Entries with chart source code
[START]

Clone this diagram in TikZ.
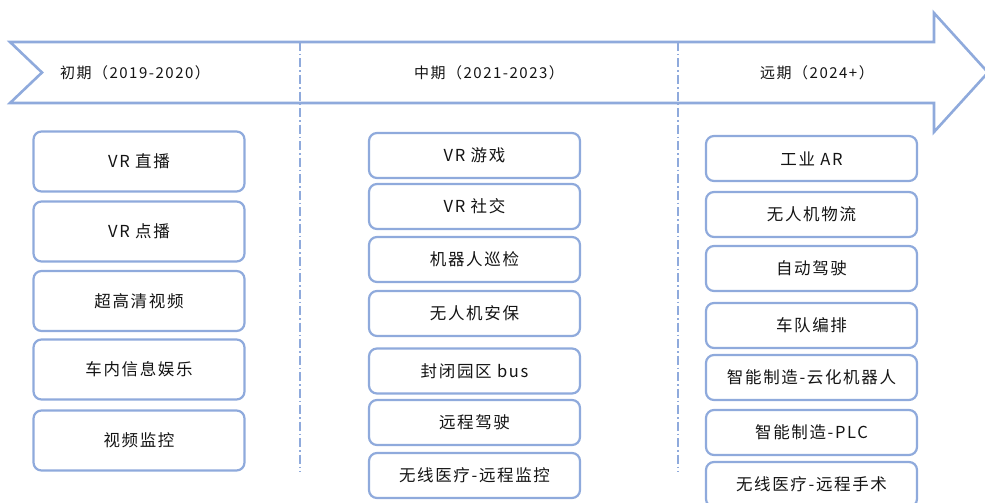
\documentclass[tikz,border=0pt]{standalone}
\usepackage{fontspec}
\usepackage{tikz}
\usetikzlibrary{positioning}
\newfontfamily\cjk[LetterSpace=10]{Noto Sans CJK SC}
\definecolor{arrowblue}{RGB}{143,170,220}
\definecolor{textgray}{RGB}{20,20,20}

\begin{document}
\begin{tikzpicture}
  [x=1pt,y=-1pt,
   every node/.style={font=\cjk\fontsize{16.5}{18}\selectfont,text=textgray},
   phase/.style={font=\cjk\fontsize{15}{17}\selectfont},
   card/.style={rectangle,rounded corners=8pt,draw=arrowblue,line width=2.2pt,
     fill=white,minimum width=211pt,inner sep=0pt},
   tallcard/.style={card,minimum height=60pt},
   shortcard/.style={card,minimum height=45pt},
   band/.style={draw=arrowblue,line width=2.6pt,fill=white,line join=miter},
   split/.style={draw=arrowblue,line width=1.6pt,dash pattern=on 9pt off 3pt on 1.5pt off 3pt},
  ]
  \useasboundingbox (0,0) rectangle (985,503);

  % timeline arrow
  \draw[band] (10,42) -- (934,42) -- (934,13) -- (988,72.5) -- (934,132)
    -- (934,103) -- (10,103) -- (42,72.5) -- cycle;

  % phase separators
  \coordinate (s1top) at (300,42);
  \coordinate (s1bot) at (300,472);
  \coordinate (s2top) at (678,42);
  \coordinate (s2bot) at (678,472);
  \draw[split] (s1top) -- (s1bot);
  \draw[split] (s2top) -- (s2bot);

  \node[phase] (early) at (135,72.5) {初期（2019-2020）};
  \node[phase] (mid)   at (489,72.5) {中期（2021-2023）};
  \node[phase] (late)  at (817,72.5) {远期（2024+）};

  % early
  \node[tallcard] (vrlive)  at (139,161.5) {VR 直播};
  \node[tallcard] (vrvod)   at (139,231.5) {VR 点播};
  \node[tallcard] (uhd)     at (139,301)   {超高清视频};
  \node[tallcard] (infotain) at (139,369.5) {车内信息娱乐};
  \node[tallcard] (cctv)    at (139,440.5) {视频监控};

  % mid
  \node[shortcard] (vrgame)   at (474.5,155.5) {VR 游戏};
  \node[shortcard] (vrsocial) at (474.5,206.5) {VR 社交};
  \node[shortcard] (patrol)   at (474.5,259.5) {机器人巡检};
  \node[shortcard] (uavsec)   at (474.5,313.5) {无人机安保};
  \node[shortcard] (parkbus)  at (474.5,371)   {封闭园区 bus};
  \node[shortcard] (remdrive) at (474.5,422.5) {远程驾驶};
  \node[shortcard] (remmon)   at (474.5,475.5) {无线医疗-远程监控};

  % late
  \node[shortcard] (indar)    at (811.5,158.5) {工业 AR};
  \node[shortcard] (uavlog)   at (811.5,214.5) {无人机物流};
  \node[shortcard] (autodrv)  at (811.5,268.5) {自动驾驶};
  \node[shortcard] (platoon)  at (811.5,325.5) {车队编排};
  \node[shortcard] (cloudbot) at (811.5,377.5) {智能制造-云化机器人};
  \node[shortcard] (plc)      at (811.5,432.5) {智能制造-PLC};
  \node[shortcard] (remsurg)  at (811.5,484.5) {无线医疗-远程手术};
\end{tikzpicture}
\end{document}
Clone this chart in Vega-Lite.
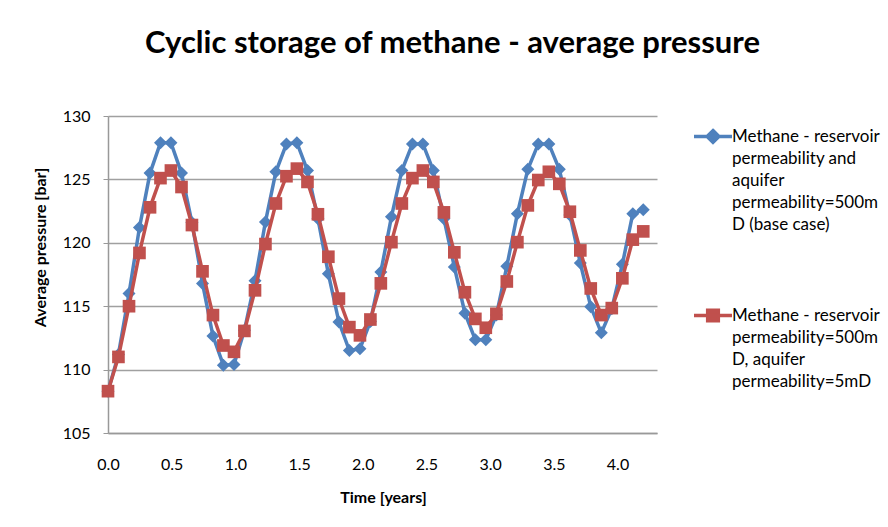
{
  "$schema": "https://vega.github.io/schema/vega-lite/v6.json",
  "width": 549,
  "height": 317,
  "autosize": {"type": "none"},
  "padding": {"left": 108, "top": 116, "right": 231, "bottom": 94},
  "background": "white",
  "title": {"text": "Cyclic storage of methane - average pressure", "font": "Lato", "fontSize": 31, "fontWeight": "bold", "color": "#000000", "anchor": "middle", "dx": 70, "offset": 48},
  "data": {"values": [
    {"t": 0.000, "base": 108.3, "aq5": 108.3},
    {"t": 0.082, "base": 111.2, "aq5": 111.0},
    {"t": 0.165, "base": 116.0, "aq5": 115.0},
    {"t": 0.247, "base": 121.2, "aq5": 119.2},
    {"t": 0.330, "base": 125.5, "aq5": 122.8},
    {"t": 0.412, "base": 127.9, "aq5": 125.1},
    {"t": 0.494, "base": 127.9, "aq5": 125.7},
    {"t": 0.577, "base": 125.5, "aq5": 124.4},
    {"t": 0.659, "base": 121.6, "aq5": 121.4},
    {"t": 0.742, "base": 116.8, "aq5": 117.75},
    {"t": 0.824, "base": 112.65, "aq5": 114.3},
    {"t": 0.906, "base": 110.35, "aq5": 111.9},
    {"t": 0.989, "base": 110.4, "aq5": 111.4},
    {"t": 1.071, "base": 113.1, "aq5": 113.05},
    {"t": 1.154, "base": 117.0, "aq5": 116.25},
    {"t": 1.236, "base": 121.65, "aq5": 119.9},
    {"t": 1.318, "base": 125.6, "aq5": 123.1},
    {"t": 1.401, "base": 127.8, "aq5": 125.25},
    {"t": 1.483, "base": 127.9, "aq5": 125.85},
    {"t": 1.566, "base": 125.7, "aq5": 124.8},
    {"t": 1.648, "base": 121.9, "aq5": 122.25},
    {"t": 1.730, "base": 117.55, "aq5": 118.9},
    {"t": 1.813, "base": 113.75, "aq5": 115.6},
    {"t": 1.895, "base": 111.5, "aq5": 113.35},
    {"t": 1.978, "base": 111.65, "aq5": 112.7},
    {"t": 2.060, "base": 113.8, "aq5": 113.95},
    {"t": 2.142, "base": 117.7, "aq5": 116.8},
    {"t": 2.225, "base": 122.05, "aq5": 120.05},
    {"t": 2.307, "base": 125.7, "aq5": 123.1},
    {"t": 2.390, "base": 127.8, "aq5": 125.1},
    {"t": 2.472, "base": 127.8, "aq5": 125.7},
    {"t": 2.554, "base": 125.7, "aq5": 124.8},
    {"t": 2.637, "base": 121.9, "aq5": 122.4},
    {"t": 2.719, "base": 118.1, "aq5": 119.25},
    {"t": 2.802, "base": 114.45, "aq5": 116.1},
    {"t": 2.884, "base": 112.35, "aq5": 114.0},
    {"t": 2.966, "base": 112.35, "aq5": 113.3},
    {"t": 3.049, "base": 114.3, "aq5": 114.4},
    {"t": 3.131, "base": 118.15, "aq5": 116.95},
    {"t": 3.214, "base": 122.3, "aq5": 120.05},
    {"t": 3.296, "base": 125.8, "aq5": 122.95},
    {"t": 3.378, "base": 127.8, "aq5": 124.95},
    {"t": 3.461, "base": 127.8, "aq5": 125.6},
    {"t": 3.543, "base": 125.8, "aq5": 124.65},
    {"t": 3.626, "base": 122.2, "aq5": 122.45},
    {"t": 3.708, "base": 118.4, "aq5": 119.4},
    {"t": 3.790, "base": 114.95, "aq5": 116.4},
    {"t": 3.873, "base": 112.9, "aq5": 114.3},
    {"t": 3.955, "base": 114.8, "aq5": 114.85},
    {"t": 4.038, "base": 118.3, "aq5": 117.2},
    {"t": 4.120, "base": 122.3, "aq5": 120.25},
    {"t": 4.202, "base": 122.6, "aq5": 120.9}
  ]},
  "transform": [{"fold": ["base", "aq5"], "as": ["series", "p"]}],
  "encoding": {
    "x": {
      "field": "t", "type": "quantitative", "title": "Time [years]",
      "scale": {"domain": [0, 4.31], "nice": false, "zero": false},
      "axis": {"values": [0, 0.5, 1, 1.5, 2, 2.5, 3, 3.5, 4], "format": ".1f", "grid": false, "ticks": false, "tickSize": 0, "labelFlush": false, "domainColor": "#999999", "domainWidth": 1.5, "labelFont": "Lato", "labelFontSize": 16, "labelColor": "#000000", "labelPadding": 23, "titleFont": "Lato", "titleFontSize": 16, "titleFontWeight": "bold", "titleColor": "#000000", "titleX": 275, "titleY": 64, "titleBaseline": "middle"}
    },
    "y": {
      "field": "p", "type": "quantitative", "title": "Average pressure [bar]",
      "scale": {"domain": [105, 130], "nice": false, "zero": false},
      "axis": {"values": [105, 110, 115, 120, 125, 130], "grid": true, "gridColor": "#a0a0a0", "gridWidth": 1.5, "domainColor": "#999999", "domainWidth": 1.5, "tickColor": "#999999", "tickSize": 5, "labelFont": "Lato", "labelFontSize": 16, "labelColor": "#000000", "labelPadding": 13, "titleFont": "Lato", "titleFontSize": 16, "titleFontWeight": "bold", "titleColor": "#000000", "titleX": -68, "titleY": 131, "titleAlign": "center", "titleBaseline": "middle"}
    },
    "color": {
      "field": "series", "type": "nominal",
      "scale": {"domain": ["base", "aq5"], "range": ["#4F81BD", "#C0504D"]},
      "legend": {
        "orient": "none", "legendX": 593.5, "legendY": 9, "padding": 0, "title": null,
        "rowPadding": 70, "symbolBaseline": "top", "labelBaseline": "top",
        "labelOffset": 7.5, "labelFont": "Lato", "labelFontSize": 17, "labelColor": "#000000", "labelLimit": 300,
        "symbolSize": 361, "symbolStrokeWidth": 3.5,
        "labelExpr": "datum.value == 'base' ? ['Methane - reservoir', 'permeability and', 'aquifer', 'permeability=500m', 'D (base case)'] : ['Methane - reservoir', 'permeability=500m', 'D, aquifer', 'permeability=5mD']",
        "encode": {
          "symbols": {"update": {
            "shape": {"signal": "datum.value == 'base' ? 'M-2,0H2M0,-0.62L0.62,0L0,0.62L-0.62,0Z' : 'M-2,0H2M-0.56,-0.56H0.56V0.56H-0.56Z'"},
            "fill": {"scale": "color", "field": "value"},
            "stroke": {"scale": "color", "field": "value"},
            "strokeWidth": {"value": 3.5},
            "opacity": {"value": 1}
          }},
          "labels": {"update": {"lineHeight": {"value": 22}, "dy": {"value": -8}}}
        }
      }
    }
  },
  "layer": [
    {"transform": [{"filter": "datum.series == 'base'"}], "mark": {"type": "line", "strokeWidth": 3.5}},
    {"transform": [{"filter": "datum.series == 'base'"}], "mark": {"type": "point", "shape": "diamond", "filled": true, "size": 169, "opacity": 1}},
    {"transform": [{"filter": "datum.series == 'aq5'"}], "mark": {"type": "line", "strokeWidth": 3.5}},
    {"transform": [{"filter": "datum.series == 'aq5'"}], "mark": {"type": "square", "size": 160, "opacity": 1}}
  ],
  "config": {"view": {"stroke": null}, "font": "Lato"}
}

[END]

--- WHAT THE EXERCISE ASKS ---
Pictures are excluded; extract exactly the lines from the start of the data through the line that holds "-- (934,103) -- (10,103)", both ends included.

--- RESULT OF THIS EXERCISE ---
Clone this diagram in TikZ.
\documentclass[tikz,border=0pt]{standalone}
\usepackage{fontspec}
\usepackage{tikz}
\usetikzlibrary{positioning}
\newfontfamily\cjk[LetterSpace=10]{Noto Sans CJK SC}
\definecolor{arrowblue}{RGB}{143,170,220}
\definecolor{textgray}{RGB}{20,20,20}

\begin{document}
\begin{tikzpicture}
  [x=1pt,y=-1pt,
   every node/.style={font=\cjk\fontsize{16.5}{18}\selectfont,text=textgray},
   phase/.style={font=\cjk\fontsize{15}{17}\selectfont},
   card/.style={rectangle,rounded corners=8pt,draw=arrowblue,line width=2.2pt,
     fill=white,minimum width=211pt,inner sep=0pt},
   tallcard/.style={card,minimum height=60pt},
   shortcard/.style={card,minimum height=45pt},
   band/.style={draw=arrowblue,line width=2.6pt,fill=white,line join=miter},
   split/.style={draw=arrowblue,line width=1.6pt,dash pattern=on 9pt off 3pt on 1.5pt off 3pt},
  ]
  \useasboundingbox (0,0) rectangle (985,503);

  % timeline arrow
  \draw[band] (10,42) -- (934,42) -- (934,13) -- (988,72.5) -- (934,132)
    -- (934,103) -- (10,103) -- (42,72.5) -- cycle;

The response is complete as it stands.